The Benedictine Sisters of St. Walburg Monastery owns the site in question and wishes to sell it in order to fund members' retirements. The prospective buyer, Ashley Commercial Group, could construct up to 450 homes, apartment complexes and townhouses on the now-vacant land.
However, some Villa Hills residents said they worried about the influx of traffic the project could bring to their streets.
"We recognize that change can be threatening," Sister Mary Catherine Wenstrup said. "We also know that to live is to change. We believe that Sanctuary will provide a variety of housing opportunities for current and new individuals and families."

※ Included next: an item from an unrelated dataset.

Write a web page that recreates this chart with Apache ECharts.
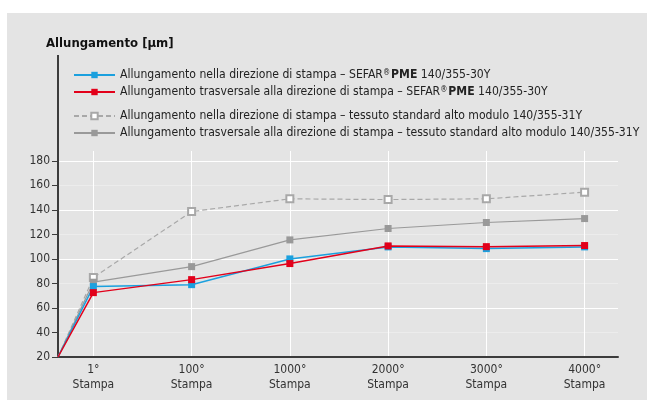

Henry Mitchell lives on Carpenter's Trace, adjacent to the proposed development site. He and his neighbors know that 187 apartments and a parking lot could go up just 50 feet from their yards, and they've scattered signs throughout the city noting their opposition.
"It's too close, and we're against the commercialization of Villa Hills," Mitchell said. "They want to bring in commercial and retail business here when Villa Hills historically has been a bedroom residential community since the early '60s."
Jason Yeager, a partner with the Ashley Commercial Group, called the project a "TND" -- traditional neighborhood design -- built for a mix of people.
"We hope to have young families, empty-nesters, professionals at all different price points," he said.
Housing prices could range from $250,000 to $1 million with single-family homes, townhouses and cottages.
"We'll also have an apartment project, a town center which will house the HOA club, hopefully a restaurant, wine bar, cafe, that type of thing," Yeager said.
Villa Hills Administrator Craig Bohman said the site is the last big piece of vacant property in the city, so the project has to be done right. It could boost tax revenues up to $725,000 a year, a 20 percent boost to the city budget.
Bohman also knows traffic on Amsterdam and Collins roads will be heavier because of the development, but a $10 million fix for that is in the works.
"We've had two traffic studies done and have identified what improvements need to be made and we're in the process of working with the developer to see how those are going," he said.